F4: The sales reported on this Form 4 were effected pursuant to a Rule 10b5-1 trading plan.

F5: The reported price in Column 4 is a weighted average sale price. These shares were sold in multiple transactions at prices ranging from $50.4400 to $51.2750 per share. The Reporting Person undertakes to provide to the Company, any security holder of the Company or the staff of the Securities and Exchange Commission, upon request, full information regarding the number of shares sold at each separate price within the range set forth in this footnote.

F6: These securities consist of 75,170 shares of Class A Common Stock and 503,190 previously reported shares of Class A Common Stock, subject to certain restrictions, which were granted to the Reporting Person as RSAs.

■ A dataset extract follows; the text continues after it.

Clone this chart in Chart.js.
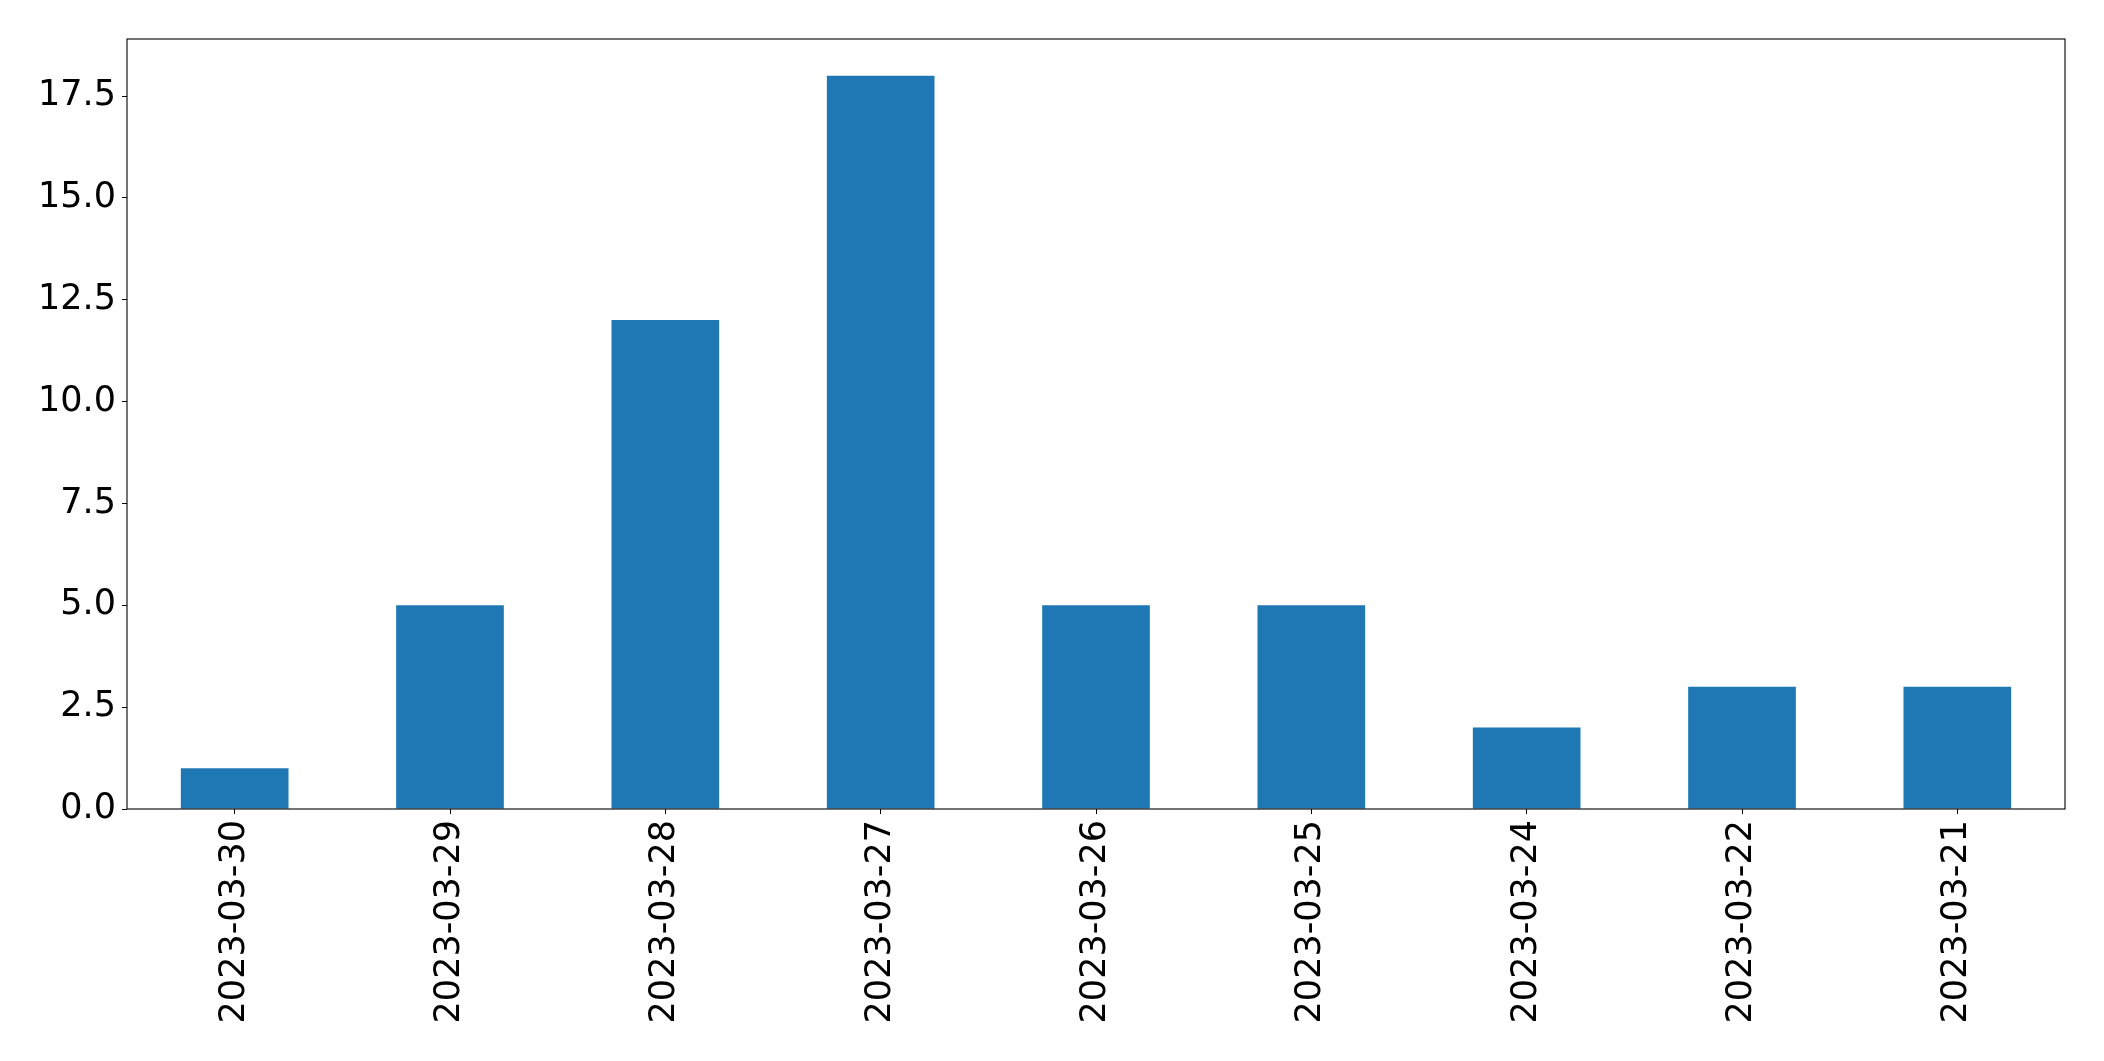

F7: The reported price in Column 4 is a weighted average sale price. These shares were sold in multiple transactions at prices ranging from $51.3000 to $51.6200 per share. The Reporting Person undertakes to provide to the Company, any security holder of the Company or the staff of the Securities and Exchange Commission, upon request, full information regarding the number of shares sold at each separate price within the range set forth in this footnote.

F8: These securities consist of 71,323 shares of Class A Common Stock and 503,190 previously reported shares of Class A Common Stock, subject to certain restrictions, which were granted to the Reporting Person as RSAs.

F9: These securities consist of 66,664 previously reported RSUs. Each RSU represents the Reporting Person's right to receive one share of Class B Common Stock, which will be automatically converted into shares of Class A Common Stock upon vesting, pursuant to an irrevocable consent signed by the Reporting Person on September 29, 2019 to automatically convert all shares of Class B Common Stock into shares of Class A Common Stock.

F10: Due to an administrative error, 8,005 shares of Class B Common Stock initially reported in the Reporting Person's June 23, 2021 Form 4 was incorrectly reported as unvested RSUs in the Reporting Person's Form 4 filed July 14, 2021 and in subsequent Form 4 filings. This error has been corrected and the number reported here represents the correct number of unvested RSUs held by the Reporting Person.